Work required
Output each line exactly as it appears, skipping any embedded picture.

====================

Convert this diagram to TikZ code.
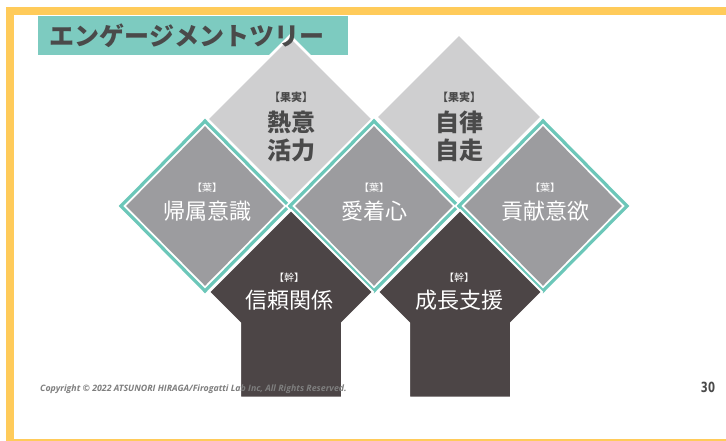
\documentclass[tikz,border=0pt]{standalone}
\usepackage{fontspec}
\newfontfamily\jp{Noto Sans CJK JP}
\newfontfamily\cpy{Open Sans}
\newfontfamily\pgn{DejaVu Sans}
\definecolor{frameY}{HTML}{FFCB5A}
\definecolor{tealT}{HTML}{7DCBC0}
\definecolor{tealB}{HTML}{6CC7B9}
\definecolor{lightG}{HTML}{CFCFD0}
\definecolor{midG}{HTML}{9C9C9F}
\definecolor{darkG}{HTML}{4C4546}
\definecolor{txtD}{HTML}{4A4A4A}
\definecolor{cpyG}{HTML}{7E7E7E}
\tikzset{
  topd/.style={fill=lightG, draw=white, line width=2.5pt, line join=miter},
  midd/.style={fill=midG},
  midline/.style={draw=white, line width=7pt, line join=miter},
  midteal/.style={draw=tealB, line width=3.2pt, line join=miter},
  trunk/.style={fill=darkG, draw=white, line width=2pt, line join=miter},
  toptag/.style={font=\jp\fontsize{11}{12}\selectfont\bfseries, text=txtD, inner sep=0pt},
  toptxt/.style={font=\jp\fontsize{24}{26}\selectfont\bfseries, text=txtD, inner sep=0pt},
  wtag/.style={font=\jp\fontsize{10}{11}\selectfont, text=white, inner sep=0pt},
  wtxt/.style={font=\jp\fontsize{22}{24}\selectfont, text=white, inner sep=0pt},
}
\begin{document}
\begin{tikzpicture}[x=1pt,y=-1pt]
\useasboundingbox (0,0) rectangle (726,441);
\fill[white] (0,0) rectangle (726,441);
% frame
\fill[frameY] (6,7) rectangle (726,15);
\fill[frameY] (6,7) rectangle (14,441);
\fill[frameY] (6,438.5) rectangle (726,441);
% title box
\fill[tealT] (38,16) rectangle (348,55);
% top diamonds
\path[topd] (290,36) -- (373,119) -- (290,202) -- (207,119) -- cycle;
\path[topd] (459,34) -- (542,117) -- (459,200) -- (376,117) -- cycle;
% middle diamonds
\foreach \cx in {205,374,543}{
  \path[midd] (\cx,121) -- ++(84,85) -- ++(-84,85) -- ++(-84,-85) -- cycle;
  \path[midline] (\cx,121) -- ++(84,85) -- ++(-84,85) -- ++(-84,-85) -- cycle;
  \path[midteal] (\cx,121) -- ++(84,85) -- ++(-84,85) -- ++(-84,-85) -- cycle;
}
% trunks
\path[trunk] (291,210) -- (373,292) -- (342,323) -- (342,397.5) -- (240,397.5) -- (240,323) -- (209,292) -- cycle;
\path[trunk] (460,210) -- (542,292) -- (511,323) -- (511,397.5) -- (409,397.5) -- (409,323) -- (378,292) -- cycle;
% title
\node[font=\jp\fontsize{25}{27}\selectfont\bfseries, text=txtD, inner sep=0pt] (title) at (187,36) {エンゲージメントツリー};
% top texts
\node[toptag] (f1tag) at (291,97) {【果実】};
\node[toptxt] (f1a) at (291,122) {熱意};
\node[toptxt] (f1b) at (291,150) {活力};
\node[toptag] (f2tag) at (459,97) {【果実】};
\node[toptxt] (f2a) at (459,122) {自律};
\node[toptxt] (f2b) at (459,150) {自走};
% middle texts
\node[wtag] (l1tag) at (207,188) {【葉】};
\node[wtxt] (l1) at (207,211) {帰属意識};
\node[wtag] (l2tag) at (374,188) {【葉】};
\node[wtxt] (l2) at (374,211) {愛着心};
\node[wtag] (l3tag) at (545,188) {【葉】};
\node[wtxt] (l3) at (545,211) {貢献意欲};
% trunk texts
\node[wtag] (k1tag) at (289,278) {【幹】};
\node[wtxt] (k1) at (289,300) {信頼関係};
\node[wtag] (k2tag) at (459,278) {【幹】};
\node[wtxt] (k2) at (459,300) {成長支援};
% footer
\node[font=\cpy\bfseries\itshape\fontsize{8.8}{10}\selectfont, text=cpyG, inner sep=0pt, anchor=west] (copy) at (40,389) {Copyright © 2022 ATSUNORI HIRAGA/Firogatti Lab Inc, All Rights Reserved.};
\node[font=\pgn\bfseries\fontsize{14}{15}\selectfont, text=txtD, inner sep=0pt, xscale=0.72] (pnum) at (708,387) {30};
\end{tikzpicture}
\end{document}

====================

In response
Convert this diagram to TikZ code.
\documentclass[tikz,border=0pt]{standalone}
\usepackage{fontspec}
\newfontfamily\jp{Noto Sans CJK JP}
\newfontfamily\cpy{Open Sans}
\newfontfamily\pgn{DejaVu Sans}
\definecolor{frameY}{HTML}{FFCB5A}
\definecolor{tealT}{HTML}{7DCBC0}
\definecolor{tealB}{HTML}{6CC7B9}
\definecolor{lightG}{HTML}{CFCFD0}
\definecolor{midG}{HTML}{9C9C9F}
\definecolor{darkG}{HTML}{4C4546}
\definecolor{txtD}{HTML}{4A4A4A}
\definecolor{cpyG}{HTML}{7E7E7E}
\tikzset{
  topd/.style={fill=lightG, draw=white, line width=2.5pt, line join=miter},
  midd/.style={fill=midG},
  midline/.style={draw=white, line width=7pt, line join=miter},
  midteal/.style={draw=tealB, line width=3.2pt, line join=miter},
  trunk/.style={fill=darkG, draw=white, line width=2pt, line join=miter},
  toptag/.style={font=\jp\fontsize{11}{12}\selectfont\bfseries, text=txtD, inner sep=0pt},
  toptxt/.style={font=\jp\fontsize{24}{26}\selectfont\bfseries, text=txtD, inner sep=0pt},
  wtag/.style={font=\jp\fontsize{10}{11}\selectfont, text=white, inner sep=0pt},
  wtxt/.style={font=\jp\fontsize{22}{24}\selectfont, text=white, inner sep=0pt},
}
\begin{document}
\begin{tikzpicture}[x=1pt,y=-1pt]
\useasboundingbox (0,0) rectangle (726,441);
\fill[white] (0,0) rectangle (726,441);
% frame
\fill[frameY] (6,7) rectangle (726,15);
\fill[frameY] (6,7) rectangle (14,441);
\fill[frameY] (6,438.5) rectangle (726,441);
% title box
\fill[tealT] (38,16) rectangle (348,55);
% top diamonds
\path[topd] (290,36) -- (373,119) -- (290,202) -- (207,119) -- cycle;
\path[topd] (459,34) -- (542,117) -- (459,200) -- (376,117) -- cycle;
% middle diamonds
\foreach \cx in {205,374,543}{
  \path[midd] (\cx,121) -- ++(84,85) -- ++(-84,85) -- ++(-84,-85) -- cycle;
  \path[midline] (\cx,121) -- ++(84,85) -- ++(-84,85) -- ++(-84,-85) -- cycle;
  \path[midteal] (\cx,121) -- ++(84,85) -- ++(-84,85) -- ++(-84,-85) -- cycle;
}
% trunks
\path[trunk] (291,210) -- (373,292) -- (342,323) -- (342,397.5) -- (240,397.5) -- (240,323) -- (209,292) -- cycle;
\path[trunk] (460,210) -- (542,292) -- (511,323) -- (511,397.5) -- (409,397.5) -- (409,323) -- (378,292) -- cycle;
% title
\node[font=\jp\fontsize{25}{27}\selectfont\bfseries, text=txtD, inner sep=0pt] (title) at (187,36) {エンゲージメントツリー};
% top texts
\node[toptag] (f1tag) at (291,97) {【果実】};
\node[toptxt] (f1a) at (291,122) {熱意};
\node[toptxt] (f1b) at (291,150) {活力};
\node[toptag] (f2tag) at (459,97) {【果実】};
\node[toptxt] (f2a) at (459,122) {自律};
\node[toptxt] (f2b) at (459,150) {自走};
% middle texts
\node[wtag] (l1tag) at (207,188) {【葉】};
\node[wtxt] (l1) at (207,211) {帰属意識};
\node[wtag] (l2tag) at (374,188) {【葉】};
\node[wtxt] (l2) at (374,211) {愛着心};
\node[wtag] (l3tag) at (545,188) {【葉】};
\node[wtxt] (l3) at (545,211) {貢献意欲};
% trunk texts
\node[wtag] (k1tag) at (289,278) {【幹】};
\node[wtxt] (k1) at (289,300) {信頼関係};
\node[wtag] (k2tag) at (459,278) {【幹】};
\node[wtxt] (k2) at (459,300) {成長支援};
% footer
\node[font=\cpy\bfseries\itshape\fontsize{8.8}{10}\selectfont, text=cpyG, inner sep=0pt, anchor=west] (copy) at (40,389) {Copyright © 2022 ATSUNORI HIRAGA/Firogatti Lab Inc, All Rights Reserved.};
\node[font=\pgn\bfseries\fontsize{14}{15}\selectfont, text=txtD, inner sep=0pt, xscale=0.72] (pnum) at (708,387) {30};
\end{tikzpicture}
\end{document}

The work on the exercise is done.